Observations

Once again, a Happy New Year to all of our readers and supporters. Being an optimist (which some may say is contrary to my Polish heritage, but I disagree) I am convinced this will be a Great year, far better than the last, and one which continues to let the story of Poland and Polonia be known more broadly to the world. A step in that direction was the book, “A Question of Honor” by Lynne Olson and Stanley Cloud, which I discussed in the last issue of the Polish Weekly. That book portrays the struggle of the Polish military primarily through the stories of the pilots who flew with the RAF in the Battle of Britain, but its most important lessons come from the exposition of the political struggles that went on among the allies during the conflict of World War II. In this week’s issue we feature another important book titled “No Greater Ally: The Untold Story of Poland’s Forces in World War II.” I am anxious to read it, and there is an opportunity to meet the author, Kenneth Koskodan, this Friday evening at the Polish Cultural Center in Troy, Michigan at 7:00 p.m. As of this writing, I have a conflict that prevents me from attending, but if I can re-arrange my schedule I hope to be there. I am very hopeful that these books will some day form the basis for one or more really top notch films.
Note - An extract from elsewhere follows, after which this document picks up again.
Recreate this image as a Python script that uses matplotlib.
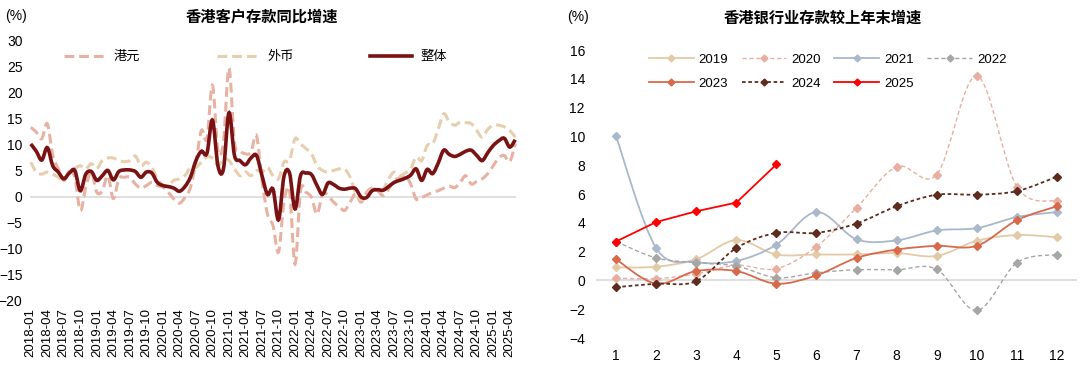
import numpy as np
import matplotlib
matplotlib.use("Agg")
import matplotlib.pyplot as plt
from matplotlib.path import Path
from matplotlib.patches import PathPatch
from matplotlib.lines import Line2D

plt.rcParams['font.family'] = ['Liberation Sans', 'Noto Sans CJK SC', 'DejaVu Sans']

# ---- left chart: monthly yoy growth, 2018-01 .. 2025-05
months = ["%d-%02d" % (2018 + k // 12, k % 12 + 1) for k in range(89)]

hkd = [13.4, 12.5, 11.2, 14.1, 8.0, 5.4, 3.2, 4.8, 3.8, -2.6,
       1.9, 4.8, 0.9, 1.2, 4.1, -0.3, 3.5, 3.8, 3.8, 2.5,
       1.7, 2.2, 2.8, 2.2, 1.9, 0.9, -0.4, -1.2, -0.1, 1.8,
       6.7, 12.8, 11.2, 21.5, 8.9, 10.6, 24.8, 10.6, 8.9, 8.3,
       8.6, 11.8, 3.2, -3.3, -5.5, -10.6, -1.0, 1.2, -12.9, 1.2,
       0.9, -0.1, -3.3, 0.6, 0.3, -1.0, -1.8, -2.6, -1.0, 0.6,
       -1.0, 0.9, 1.7, 1.2, 0.3, 1.5, 3.2, 3.6, 4.1, 2.5,
       -0.4, -0.1, 0.4, 0.9, 1.2, 1.7, 2.1, 1.8, 2.8, 4.1,
       2.5, 3.0, 3.5, 4.5, 6.0, 7.5, 8.0, 6.8, 10.3]

fx = [6.7, 4.8, 4.4, 4.8, 4.4, 3.8, 3.2, 5.1, 5.5, 6.0,
      5.4, 6.4, 5.5, 7.0, 7.5, 7.5, 7.0, 6.8, 7.0, 7.9,
      6.0, 6.7, 5.7, 3.5, 2.3, 2.3, 3.2, 3.5, 4.1, 5.7,
      5.7, 6.7, 7.7, 7.5, 6.0, 7.3, 7.0, 5.4, 4.1, 4.8,
      4.1, 5.1, 4.8, 5.7, 4.1, 3.5, 6.7, 7.0, 11.2, 10.2,
      9.3, 8.3, 6.0, 5.1, 4.8, 5.1, 5.4, 5.4, 3.8, 0.9,
      -0.5, 0.5, 1.5, 1.5, 1.5, 3.5, 4.8, 4.1, 4.6, 5.4,
      7.7, 7.0, 9.9, 10.2, 13.0, 16.0, 14.5, 13.8, 14.4, 14.3,
      14.1, 12.8, 11.5, 13.0, 13.8, 13.8, 13.5, 12.8, 11.5]

total = [10.2, 8.8, 7.1, 9.5, 6.0, 4.8, 3.5, 4.6, 5.1, 1.2,
         4.4, 4.9, 3.2, 4.1, 5.1, 3.3, 4.9, 5.2, 5.2, 4.9,
         3.8, 4.8, 4.6, 2.8, 2.2, 2.0, 1.7, 1.1, 2.0, 3.8,
         7.0, 8.8, 8.4, 14.8, 6.0, 5.4, 16.2, 8.0, 7.0, 6.2,
         7.5, 8.0, 4.1, 0.5, 1.5, -4.4, 4.0, 4.6, -2.3, 4.1,
         4.6, 4.3, 2.2, 0.5, 2.7, 2.4, 1.7, 1.5, 1.7, 1.6,
         0.0, -0.1, 1.2, 1.4, 1.3, 2.0, 2.8, 3.2, 3.6, 4.2,
         5.4, 3.2, 5.3, 4.5, 6.5, 9.0, 8.2, 7.8, 8.2, 8.8,
         9.0, 8.0, 7.0, 8.5, 9.9, 10.8, 11.3, 9.6, 11.0]

# ---- right chart: growth vs previous year end, by month
month_no = list(range(1, 13))
y2019 = [0.9, 0.95, 1.47, 2.8, 1.8, 1.8, 1.8, 1.9, 1.7, 2.75, 3.15, 3.0]
y2020 = [0.16, 0.12, 0.45, 1.05, 0.81, 2.35, 5.05, 7.9, 7.35, 14.2, 6.5, 5.5]
y2021 = [10.0, 2.25, 1.28, 1.35, 2.48, 4.75, 2.85, 2.78, 3.47, 3.63, 4.4, 4.75]
y2022 = [2.7, 1.56, 1.23, 1.0, 0.19, 0.53, 0.74, 0.74, 0.77, -2.09, 1.23, 1.79]
y2023 = [1.47, -0.23, 0.65, 0.65, -0.23, 0.35, 1.56, 2.14, 2.4, 2.4, 4.18, 5.15]
y2024 = [-0.47, -0.23, -0.05, 2.25, 3.3, 3.3, 3.95, 5.15, 5.95, 5.95, 6.2, 7.2]
y2025 = [2.7, 4.05, 4.8, 5.4, 8.05]


def smooth_path(x, y):
    # excel style smoothed line, catmull-rom segments as cubic beziers
    pts = np.column_stack([x, y]).astype(float)
    n = len(pts)
    verts = [pts[0]]
    codes = [Path.MOVETO]
    for k in range(n - 1):
        p0 = pts[k - 1] if k > 0 else pts[k]
        p1 = pts[k]
        p2 = pts[k + 1]
        p3 = pts[k + 2] if k + 2 < n else pts[k + 1]
        verts += [p1 + (p2 - p0) / 6.0, p2 - (p3 - p1) / 6.0, p2]
        codes += [Path.CURVE4] * 3
    return Path(verts, codes)


fig = plt.figure(figsize=(10.8, 3.66), dpi=100)

# ================= left
ax1 = fig.add_axes([28 / 1080, 1 - 301 / 366, 490 / 1080, 260 / 366])
xi = np.arange(len(months))
left_series = [
    ("港元", hkd, "#e8b2a3", 2.2, (0, (3.2, 1.6))),
    ("外币", fx, "#e6cfae", 2.2, (0, (3.2, 1.6))),
    ("整体", total, "#7a1214", 2.6, "-"),
]
handles = []
for name, vals, col, lw, ls in left_series:
    ax1.add_patch(PathPatch(smooth_path(xi, vals), fill=False, edgecolor=col,
                            lw=lw, linestyle=ls, capstyle="butt", zorder=3))
    handles.append(Line2D([], [], color=col, lw=lw, linestyle=ls, label=name))
ax1.plot([0, len(months) - 1], [0, 0], color="#d9d9d9", lw=1.2, zorder=1)
ax1.set_xlim(-0.5, len(months) - 0.5)
ax1.set_ylim(-20, 30)
ax1.set_yticks(range(-20, 31, 5))
ax1.set_xticks(xi[::3])
ax1.set_xticklabels(months[::3], rotation=90, fontsize=9.5)
ax1.tick_params(axis="y", labelsize=10, length=0, pad=4)
ax1.tick_params(axis="x", length=0, pad=5)
for s in ax1.spines.values():
    s.set_visible(False)
ax1.legend(handles=handles, ncol=3, loc="center", bbox_to_anchor=(0.464, 0.938),
           frameon=False, fontsize=9.5, handlelength=3.2, handletextpad=0.6,
           columnspacing=5.8)
fig.text(262 / 1080, 1 - 17 / 366, "香港客户存款同比增速", ha="center", va="center",
         fontsize=11, fontweight="bold")
fig.text(16 / 1080, 1 - 16 / 366, "(%)", ha="center", va="center", fontsize=10)

# ================= right
ax2 = fig.add_axes([596 / 1080, 1 - 338 / 366, 481 / 1080, 288 / 366])
right_series = [
    ("2019", y2019, "#e3caa6", 1.3, "-", True),
    ("2020", y2020, "#e8ae9f", 1.0, (0, (3, 2)), True),
    ("2021", y2021, "#aab8cc", 1.3, "-", True),
    ("2022", y2022, "#a6a6a6", 1.0, (0, (3, 2)), True),
    ("2023", y2023, "#d86a4b", 1.3, "-", True),
    ("2024", y2024, "#5e2b1e", 1.3, (0, (2, 1.5)), True),
    ("2025", y2025, "#ff0000", 1.3, "-", False),
]
handles2 = {}
for name, vals, col, lw, ls, smooth in right_series:
    xs = month_no[:len(vals)]
    if smooth:
        ax2.add_patch(PathPatch(smooth_path(xs, vals), fill=False, edgecolor=col,
                                lw=lw, linestyle=ls, zorder=3))
        ax2.plot(xs, vals, linestyle="none", marker="D", ms=4.5, color=col, zorder=4)
    else:
        ax2.plot(xs, vals, linestyle=ls, lw=lw, marker="D", ms=4.5, color=col, zorder=4)
    handles2[name] = Line2D([], [], color=col, lw=lw, linestyle=ls, marker="D",
                            ms=3.5, label=name)
ax2.axhline(0, color="#d9d9d9", lw=1.2, zorder=1)
ax2.set_xlim(0.5, 12.5)
ax2.set_ylim(-4, 16)
ax2.set_yticks(range(-4, 17, 2))
ax2.set_xticks(month_no)
ax2.tick_params(axis="both", labelsize=10, length=0)
ax2.tick_params(axis="y", pad=8)
ax2.tick_params(axis="x", pad=8)
for s in ax2.spines.values():
    s.set_visible(False)
# legend fills column-wise, so order it to read row by row
leg_order = ["2019", "2023", "2020", "2024", "2021", "2025", "2022"]
ax2.legend(handles=[handles2[k] for k in leg_order], ncol=4, loc="center",
           bbox_to_anchor=(0.482, 0.925), frameon=False, fontsize=9.5,
           handlelength=3.4, handletextpad=0.4, columnspacing=1.0, labelspacing=0.9)
fig.text(823 / 1080, 1 - 18 / 366, "香港银行业存款较上年末增速", ha="center", va="center",
         fontsize=11, fontweight="bold")
fig.text(578 / 1080, 1 - 17 / 366, "(%)", ha="center", va="center", fontsize=10)

fig.savefig("out.png", dpi=100)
Speaking of optimism, we have two very optimistic messages from contributing authors this issue. Check out Tom Mikulski’s column on page 4 titled “A Brick in Hand.” Tom points out that the greatest of accomplishments can be had by taking one small step at a time. Next, take a look at Father Maciej’s “Secrets of Happiness” on page 5. It contains a litany of practices designed to let you cause your own happiness. Thoughtful consideration may show that happiness is a choice we can all make for ourselves regardless of the surrounding circumstances.
Much thanks to Andrzej Ladak for taking the time to share his thoughts on the Afghanistan situation and the war on terror. I flew out of Detroit on Christmas morning shortly before the Terrorist incident on the flight to Detroit from Amsterdam. I think Mr. Ladak is correct in his observation that the war on terror does not touch most Americans as seriously as the small percentage of those directly involved. We are all suffering consequences, but most of us just remotely. The final impact will probably never be understood because there is no way to evaluate, and we will never see, what life would be like in the absence of the constant threat of terrorism.